2016/17 Awards Ceremony: With Keynote by David Constantine
View the photo gallery from our Awards Ceremony on our Facebook page
21 June 2017: the hottest June day in Britain in over 40 years, and much more significantly, the day of ‘Designing our Futures: 2017 RSA Student Design Awards Ceremony’. Award winners, judges, industry partners and friends eschewed the evening sun and instead made their way to RSA House in London to enjoy something even better – a celebration of the 2017 Awards (our 93rd year!) and design for social impact.
The 2017 Award Winners arrived ahead of the main Awards Ceremony for a packed afternoon hearing more about the RSA Fellowship, meeting a panel of RSA Student Design Awards Alumni, and participating in an ‘industry insights’ session with designers from different sectors and disciplines.
By 6:30pm the RSA’s historic Great Room had filled to the brim with guests for the Awards Ceremony. Our keynote speaker David Constantine MBE, who won an RSA Student Design Award in 1990, received the RSA Bicentenary Medal in 2010 for his outstanding contribution to the advancement of design in industry and society through his mobility charity Motivation, and this past year chaired the judging panel for our #HackOnWheels challenge.
David captivated the audience with his personal journey, speaking candidly about an accident in 1982 that left him wheelchair dependent for life, and ultimately led to his passion for design and enrollment on the Industrial Design MA at the Royal College of Art in 1988. It was whilst studying there that David won an RSA Student Design Award for his redesign of the camera bag for people with disabilities, and also won another competition brief for his design of a wheelchair for people living in developing countries. David and his project partner Simon Gue used the prize money to travel to Bangladesh. Not long after they completed their studies, The Centre for the Rehabilitation of the Paralysed in Bangladesh invited them back, and the first Motivation project was born. Fast forward to today and Motivation, the mobility charity that David co-founded and continues to lead, has transformed the lives of tens of thousands of people with mobility disabilities around the world. David and his team currently supply 12,000 wheelchairs every year that are suited to the disability, needs and environment of people living in developing regions, and crucially, they also deliver the training and support users need to be healthy, confident and included in society.
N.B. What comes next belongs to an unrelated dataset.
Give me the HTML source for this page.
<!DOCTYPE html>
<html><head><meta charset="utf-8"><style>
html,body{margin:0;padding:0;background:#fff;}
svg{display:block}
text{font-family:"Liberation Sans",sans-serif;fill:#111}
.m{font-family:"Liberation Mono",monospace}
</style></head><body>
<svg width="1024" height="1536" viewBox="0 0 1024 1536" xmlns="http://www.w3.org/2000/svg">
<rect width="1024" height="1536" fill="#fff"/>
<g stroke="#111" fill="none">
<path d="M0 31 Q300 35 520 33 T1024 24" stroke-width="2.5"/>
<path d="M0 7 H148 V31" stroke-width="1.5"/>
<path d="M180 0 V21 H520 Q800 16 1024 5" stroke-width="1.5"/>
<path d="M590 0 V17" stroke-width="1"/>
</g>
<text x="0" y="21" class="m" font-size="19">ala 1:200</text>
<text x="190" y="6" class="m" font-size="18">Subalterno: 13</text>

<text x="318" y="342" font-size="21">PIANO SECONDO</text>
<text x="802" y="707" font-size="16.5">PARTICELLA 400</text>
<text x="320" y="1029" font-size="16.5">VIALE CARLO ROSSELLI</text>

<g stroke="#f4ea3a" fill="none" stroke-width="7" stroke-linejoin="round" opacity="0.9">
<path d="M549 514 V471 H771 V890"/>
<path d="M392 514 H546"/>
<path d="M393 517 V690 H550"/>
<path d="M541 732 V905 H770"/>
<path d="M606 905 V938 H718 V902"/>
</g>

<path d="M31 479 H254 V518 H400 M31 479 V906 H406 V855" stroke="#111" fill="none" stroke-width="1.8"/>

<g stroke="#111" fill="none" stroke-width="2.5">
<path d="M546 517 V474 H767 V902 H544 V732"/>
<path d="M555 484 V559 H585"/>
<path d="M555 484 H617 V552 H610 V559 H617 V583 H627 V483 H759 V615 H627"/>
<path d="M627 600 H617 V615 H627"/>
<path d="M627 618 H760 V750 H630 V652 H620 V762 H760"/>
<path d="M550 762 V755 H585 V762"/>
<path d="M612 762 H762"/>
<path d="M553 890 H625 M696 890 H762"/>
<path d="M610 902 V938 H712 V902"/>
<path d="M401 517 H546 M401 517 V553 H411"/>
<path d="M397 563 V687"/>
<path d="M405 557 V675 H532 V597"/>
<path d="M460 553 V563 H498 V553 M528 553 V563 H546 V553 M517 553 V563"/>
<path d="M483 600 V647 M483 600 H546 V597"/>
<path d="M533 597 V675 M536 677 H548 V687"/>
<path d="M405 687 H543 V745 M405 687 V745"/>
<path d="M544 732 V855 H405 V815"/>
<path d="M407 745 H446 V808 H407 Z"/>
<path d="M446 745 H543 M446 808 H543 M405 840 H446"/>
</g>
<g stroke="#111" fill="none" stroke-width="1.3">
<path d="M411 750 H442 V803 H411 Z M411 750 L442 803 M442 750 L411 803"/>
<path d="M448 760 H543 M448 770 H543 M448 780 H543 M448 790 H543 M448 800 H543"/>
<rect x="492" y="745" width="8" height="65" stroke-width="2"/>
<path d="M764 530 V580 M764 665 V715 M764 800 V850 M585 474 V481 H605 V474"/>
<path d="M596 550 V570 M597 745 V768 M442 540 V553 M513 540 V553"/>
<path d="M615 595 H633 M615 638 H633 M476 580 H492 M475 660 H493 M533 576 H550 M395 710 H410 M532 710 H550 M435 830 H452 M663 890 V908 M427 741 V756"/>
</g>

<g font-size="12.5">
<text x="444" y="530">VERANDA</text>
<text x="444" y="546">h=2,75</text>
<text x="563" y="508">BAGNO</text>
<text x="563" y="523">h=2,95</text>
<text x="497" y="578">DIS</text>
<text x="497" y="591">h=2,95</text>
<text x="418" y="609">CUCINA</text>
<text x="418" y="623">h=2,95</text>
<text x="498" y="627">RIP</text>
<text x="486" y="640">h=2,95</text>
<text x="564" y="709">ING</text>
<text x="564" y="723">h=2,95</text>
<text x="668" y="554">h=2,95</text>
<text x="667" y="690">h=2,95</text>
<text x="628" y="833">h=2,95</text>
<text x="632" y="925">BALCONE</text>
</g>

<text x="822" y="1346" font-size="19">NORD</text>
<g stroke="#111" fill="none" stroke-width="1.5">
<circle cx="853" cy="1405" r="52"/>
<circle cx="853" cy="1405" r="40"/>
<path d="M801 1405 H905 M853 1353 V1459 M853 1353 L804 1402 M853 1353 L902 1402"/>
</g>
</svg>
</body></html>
David’s speech was met with rapturous applause, and next Clive Grinyer opened the presentation of the awards. Clive won an RSA Student Design Award in 1982, is now Service Design Director at Barclays bank, and is a valued member of the RSA’s Design Advisory Board. Clive announced the winners and they took to the stage to receive their physical 'stepping stone' awards (designed by RDI Robin Levien) from David as their projects lit up the big screen. Once the final award had been handed out, Clive – who spent the whole afternoon ahead of the Awards Ceremony with the 2017 winners – ended with a message to them: “It’s been inspirational seeing your talent and ability to apply design to such a diverse range of complex challenges. It’s been a total joy talking to you throughout the day.”
With the last award handed out and formal proceedings over, the celebrations continued over a drinks reception downstairs until the RSA closed its doors. The full Awards Ceremony is available to watch via YouTube on RSA Replay, and see the hashtag #RSAdesign for Twitter activity.
The Awards Ceremony brought the 2016/17 RSA Student Design Awards programme to a close, and over the next few weeks we’ll be mostly preparing for the launch of our 2017/18 Awards. The new briefs will be released online in August, and our London Launch and Briefing Event will take place at the RSA on 26th September 2017 – make sure to save the date, and sign up to our newsletter via our home page to receive event updates and invitations from us.
So to wrap things up for 2017/18, all that remains to be said is another massive congratulations to all of this year’s winners and finalists, and a huge thanks to all of the industry partners, judges, university tutors and participants who’ve made this, our 93rd year, such a fantastic success – thank you!